Rayan Hassan Kahilan (Note: ريان حسن كحيلان, also transliterated as Riyan Hassan Kahilan) is a Syrian academic who has served as a member of the Supreme Constitutional Court since July 2026. She was a member of the Constitutional Declaration Drafting Committee. In July 2026, she was appointed as a member of the Supreme Constitutional Court by Syrian President Ahmed al-Sharaa. Al-Khalfan took the constitutional oath before al-Sharaa at the People’s Palace and began her duties on 11 July 2026.

== Biography ==
Kahilan has served as Head of the Public Law Department at the Faculty of Law at the University of Damascus and has also worked as a professor at the Syrian Virtual University since January 2025. She earned a doctorate in public law from the University of Damascus and completed an academic specialization in constitutional law in France.

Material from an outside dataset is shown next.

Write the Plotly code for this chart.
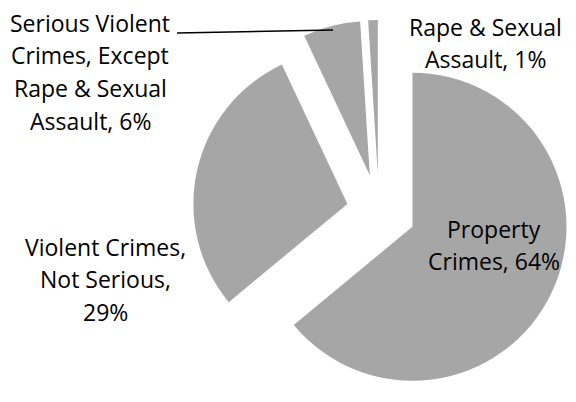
import textwrap
import plotly.graph_objects as go

# ---- data -------------------------------------------------------------
categories = [
    "Property Crimes",
    "Violent Crimes, Not Serious",
    "Serious Violent Crimes, Except Rape & Sexual Assault",
    "Rape & Sexual Assault",
]
percent = [64, 29, 6, 1]

# ---- styling / placement (page pixel positions) ------------------------
pull = [0.24, 0.21, 0.24, 0.24]
label_x = [494, 105, 90, 485]      # label centre (px)
label_y0 = [237, 255, 31, 35]      # first-line baseline (px)
LINE = 32.7
OFF = 8                            # page body margin
W, H = 576 - OFF, 402 - OFF
FS = 23
FONT = "Open Sans"

cx, box_top = 379 - OFF, 20 - OFF
half = (H - box_top) / 2


def px(x):
    return (x - OFF) / W


def py(y):
    return 1 - (y - OFF) / H


fig = go.Figure(
    go.Pie(
        labels=categories,
        values=percent,
        sort=False,
        direction="clockwise",
        rotation=0,
        pull=pull,
        marker=dict(colors=["#a6a6a6"] * len(categories), line=dict(width=0)),
        textinfo="none",
        hoverinfo="label+percent",
        showlegend=False,
        domain=dict(x=[max(0, (cx - half) / W), min(1, (cx + half) / W)],
                    y=[0, 1 - box_top / H]),
    )
)

annotations = []
for i, cat in enumerate(categories):
    lines = textwrap.wrap(f"{cat}, {percent[i]}%", 15)
    for j, ln in enumerate(lines):
        ypx = label_y0[i] + j * LINE - 0.36 * FS
        annotations.append(
            dict(
                x=px(label_x[i]), y=py(ypx), xref="paper", yref="paper",
                text=ln, showarrow=False, xanchor="center", yanchor="middle",
                font=dict(family=FONT, size=FS, color="#000000"),
            )
        )

fig.update_layout(
    width=W, height=H,
    margin=dict(l=0, r=0, t=0, b=0),
    paper_bgcolor="white", plot_bgcolor="white",
    annotations=annotations,
    shapes=[dict(type="line", xref="paper", yref="paper",
                 x0=px(177), y0=py(33), x1=px(333), y1=py(30),
                 line=dict(color="#000000", width=1.5))],
)

fig.write_html("out.html")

She was previously involved in constitutional matters under the Assad regime.

== Career ==
Kahilan was a member of the Constitutional Declaration Drafting Committee and appeared in several media interviews to explain its provisions. She stressed that the Constitutional Declaration guaranteed freedoms for all components of the Syrian people and abolished the exceptional courts associated with the Assad regime. She has tried to maintain political neutrality.

On 7 July 2026, President Ahmed al-Sharaa issued a decree appointing Kahilan as a member of the Supreme Constitutional Court, with six additional members also appointed to the court. Kahilan and the members of the court took the constitutional oath before al-Sharaa at the People’s Palace in Damascus on 11 July, and formally assumed their duties.